STORED DATA:
## Begin

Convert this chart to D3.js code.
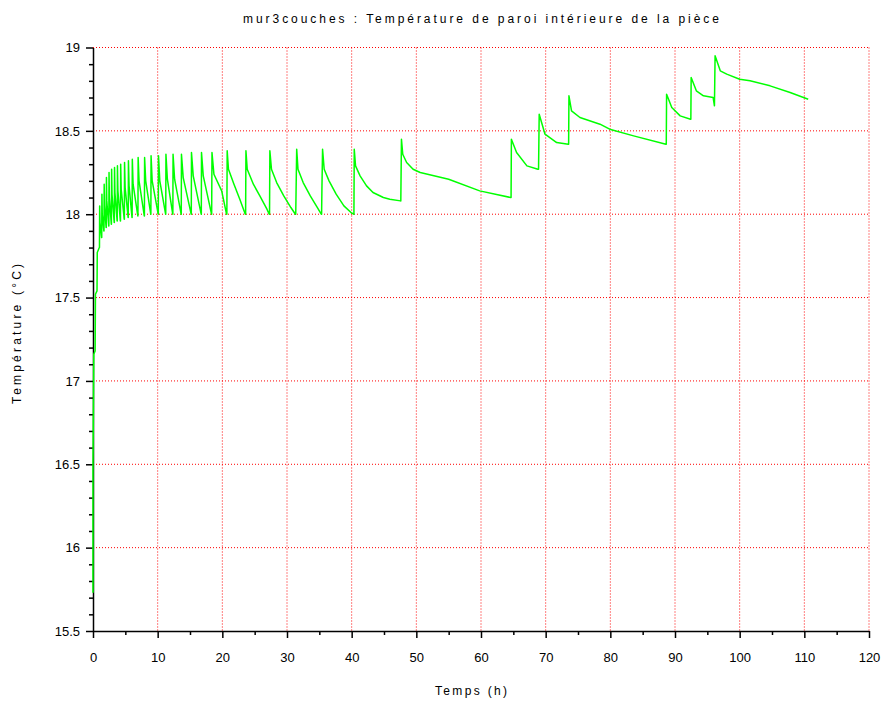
<!DOCTYPE html>
<html>
<head>
<meta charset="utf-8">
<script src="https://cdn.jsdelivr.net/npm/d3@7"></script>
<style>
  body { margin: 0; background: #fff; }
  text { font-family: "Liberation Sans", Arial, sans-serif; fill: #000; }
</style>
</head>
<body>
<svg id="chart" width="885" height="704"></svg>
<script>
// axis ticks
const xTicks = [0, 10, 20, 30, 40, 50, 60, 70, 80, 90, 100, 110, 120];
const yTicks = [15.5, 16, 16.5, 17, 17.5, 18, 18.5, 19];

// heating up from the initial state
const startupTime = [0, 0.0, 0.12, 0.33, 0.38, 0.62, 0.66, 0.98];
const startupTemp = [15.73, 16.5, 17.16, 17.18, 17.52, 17.54, 17.77, 17.80];

// short thermostat cycles (first 20 h)
const fastTime = [
  1.0, 1.03, 1.08, 1.33,
  1.35, 1.38, 1.43, 1.68,
  1.7, 1.73, 1.78, 2.03,
  2.05, 2.08, 2.13, 2.43,
  2.45, 2.48, 2.53, 2.83,
  2.85, 2.88, 2.94, 3.28,
  3.3, 3.33, 3.39, 3.73,
  3.75, 3.78, 3.85, 4.23,
  4.25, 4.28, 4.36, 4.83,
  4.85, 4.88, 4.97, 5.43,
  5.45, 5.48, 5.58, 6.03,
  6.05, 6.08, 6.2, 6.93,
  6.95, 6.98, 7.12, 7.93,
  7.95, 7.98, 8.15, 8.93,
  8.95, 8.98, 9.15, 10.08,
  10.1, 10.13, 10.33, 11.23,
  11.25, 11.28, 11.5, 12.33,
  12.35, 12.38, 12.62, 13.63,
  13.65, 13.68, 13.95, 15.18,
  15.2, 15.23, 15.5, 16.73,
  16.75, 16.78, 17.05, 18.33,
  18.35, 18.4, 18.7, 19.9, 20.65
];
const fastTemp = [
  17.80, 18.05, 17.95, 17.86,
  17.86, 18.12, 18.00, 17.90,
  17.90, 18.18, 18.05, 17.92,
  17.92, 18.22, 18.08, 17.93,
  17.93, 18.25, 18.10, 17.94,
  17.94, 18.27, 18.12, 17.95,
  17.95, 18.28, 18.13, 17.96,
  17.96, 18.29, 18.14, 17.96,
  17.96, 18.30, 18.15, 17.97,
  17.97, 18.31, 18.16, 17.98,
  17.98, 18.32, 18.17, 17.98,
  17.98, 18.33, 18.18, 17.99,
  17.99, 18.34, 18.20, 17.99,
  17.99, 18.34, 18.20, 18.00,
  18.00, 18.35, 18.20, 18.00,
  18.00, 18.35, 18.20, 18.00,
  18.00, 18.36, 18.21, 18.00,
  18.00, 18.36, 18.21, 18.00,
  18.00, 18.36, 18.22, 18.00,
  18.00, 18.37, 18.23, 18.00,
  18.00, 18.37, 18.23, 18.00,
  18.00, 18.37, 18.24, 18.14, 18.00
];

// longer cycles afterwards
const slowTime = [
  20.7, 20.75, 20.95, 21.8, 22.7, 23.55,
  23.6, 23.65, 23.85, 24.8, 25.8, 26.9, 27.25,
  27.3, 27.35, 27.6, 28.4, 29.5, 30.6, 31.3,
  31.35, 31.4, 31.5, 31.7, 32.5, 33.6, 34.7, 35.3,
  35.35, 35.4, 35.5, 35.75, 36.5, 37.6, 38.8, 39.9, 40.3,
  40.35, 40.4, 40.6, 41.3, 42.3, 43.3, 44.9, 45.9, 47.55,
  47.6, 47.7, 47.9, 48.5, 49.5, 50.6, 55.0, 59.8, 64.6,
  64.65, 64.7, 65.5, 67.1, 68.8,
  68.9, 69.0, 69.9, 71.7, 73.5,
  73.55, 73.6, 74.0, 75.3, 78.4, 79.9, 83.6, 88.6,
  88.65, 88.7, 89.5, 90.8, 92.4,
  92.45, 92.5, 93.3, 94.4, 95.9, 96.1,
  96.2, 97.0, 98.0, 100.0, 101.6, 104.7, 107.8, 110.6
];
const slowTemp = [
  18.00, 18.38, 18.27, 18.18, 18.09, 18.00,
  18.00, 18.38, 18.27, 18.18, 18.11, 18.03, 18.00,
  18.00, 18.38, 18.27, 18.19, 18.11, 18.04, 18.00,
  18.00, 18.13, 18.39, 18.27, 18.19, 18.11, 18.04, 18.00,
  18.00, 18.15, 18.39, 18.27, 18.20, 18.12, 18.05, 18.01, 18.00,
  18.00, 18.39, 18.29, 18.23, 18.17, 18.13, 18.10, 18.09, 18.08,
  18.08, 18.45, 18.36, 18.31, 18.27, 18.25, 18.21, 18.14, 18.10,
  18.10, 18.45, 18.37, 18.29, 18.27,
  18.27, 18.60, 18.48, 18.43, 18.42,
  18.42, 18.71, 18.62, 18.58, 18.54, 18.51, 18.47, 18.42,
  18.42, 18.72, 18.64, 18.59, 18.57,
  18.57, 18.82, 18.74, 18.71, 18.70, 18.65,
  18.95, 18.86, 18.84, 18.81, 18.80, 18.77, 18.73, 18.69
];

const timeH = startupTime.concat(fastTime, slowTime);
const tempC = startupTemp.concat(fastTemp, slowTemp);
const series = timeH.map((t, i) => [t, tempC[i]]);

const plotLeft = 93, plotRight = 869, plotTop = 47.5, plotBottom = 631;

const svg = d3.select("#chart");

const x = d3.scaleLinear().domain([0, 120]).range([plotLeft, plotRight]);
const y = d3.scaleLinear().domain([15.5, 19]).range([plotBottom, plotTop]);

// red dotted grid
const grid = svg.append("g")
    .attr("stroke", "#ff0000")
    .attr("stroke-width", 1)
    .attr("stroke-dasharray", "1,2");

grid.selectAll(".gx")
    .data(xTicks.filter(d => d > 0))
    .enter()
    .append("line")
    .attr("x1", d => x(d))
    .attr("x2", d => x(d))
    .attr("y1", plotTop)
    .attr("y2", plotBottom);

grid.selectAll(".gy")
    .data(yTicks.filter(d => d > 15.5))
    .enter()
    .append("line")
    .attr("x1", plotLeft)
    .attr("x2", plotRight)
    .attr("y1", d => y(d))
    .attr("y2", d => y(d));

// minor ticks
svg.append("g")
    .attr("transform", "translate(0," + plotBottom + ")")
    .call(d3.axisBottom(x).tickValues(d3.range(5, 120, 10)).tickSize(4).tickFormat("").tickSizeOuter(0))
    .call(g => g.select(".domain").remove());

svg.append("g")
    .attr("transform", "translate(" + plotLeft + ",0)")
    .call(d3.axisLeft(y).tickValues(d3.range(15.6, 19, 0.1).filter(v => Math.abs(v * 2 - Math.round(v * 2)) > 0.01)).tickSize(4).tickFormat("").tickSizeOuter(0))
    .call(g => g.select(".domain").remove());

// major axes
svg.append("g")
    .attr("transform", "translate(0," + plotBottom + ")")
    .call(d3.axisBottom(x).tickValues(xTicks).tickSize(7).tickPadding(15).tickSizeOuter(0));

svg.append("g")
    .attr("transform", "translate(" + plotLeft + ",0)")
    .call(d3.axisLeft(y).tickValues(yTicks).tickFormat(d3.format("")).tickSize(7).tickPadding(6).tickSizeOuter(0));

svg.selectAll(".tick line").attr("stroke", "#000").attr("stroke-width", 1.5);
svg.selectAll(".domain").attr("stroke", "#000").attr("stroke-width", 1.5);
svg.selectAll(".tick text")
    .attr("font-family", "'Liberation Sans', Arial, sans-serif")
    .attr("font-size", 13);

// curve, drawn over the axes like the original
svg.append("path")
    .datum(series)
    .attr("fill", "none")
    .attr("stroke", "#00ff00")
    .attr("stroke-width", 1.5)
    .attr("stroke-linejoin", "round")
    .attr("d", d3.line().x(d => x(d[0])).y(d => y(d[1])));

// titles
svg.append("text")
    .attr("x", 481)
    .attr("y", 23)
    .attr("text-anchor", "middle")
    .attr("font-size", 12)
    .attr("textLength", 476)
    .attr("lengthAdjust", "spacing")
    .text("mur3couches : Température de paroi intérieure de la pièce");

svg.append("text")
    .attr("x", 471)
    .attr("y", 695)
    .attr("text-anchor", "middle")
    .attr("font-size", 12)
    .attr("textLength", 72)
    .attr("lengthAdjust", "spacing")
    .text("Temps (h)");

svg.append("text")
    .attr("transform", "translate(21,334) rotate(-90)")
    .attr("text-anchor", "middle")
    .attr("font-size", 12)
    .attr("textLength", 140)
    .attr("lengthAdjust", "spacing")
    .text("Température (°C)");
</script>
</body>
</html>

## End

TASK STATEMENT: In the data above, please extract the lines from the first one through the line with "17.54, 17.77, 17.80];", exactly, and keep pictures out.

SOLUTION:
Convert this chart to D3.js code.
<!DOCTYPE html>
<html>
<head>
<meta charset="utf-8">
<script src="https://cdn.jsdelivr.net/npm/d3@7"></script>
<style>
  body { margin: 0; background: #fff; }
  text { font-family: "Liberation Sans", Arial, sans-serif; fill: #000; }
</style>
</head>
<body>
<svg id="chart" width="885" height="704"></svg>
<script>
// axis ticks
const xTicks = [0, 10, 20, 30, 40, 50, 60, 70, 80, 90, 100, 110, 120];
const yTicks = [15.5, 16, 16.5, 17, 17.5, 18, 18.5, 19];

// heating up from the initial state
const startupTime = [0, 0.0, 0.12, 0.33, 0.38, 0.62, 0.66, 0.98];
const startupTemp = [15.73, 16.5, 17.16, 17.18, 17.52, 17.54, 17.77, 17.80];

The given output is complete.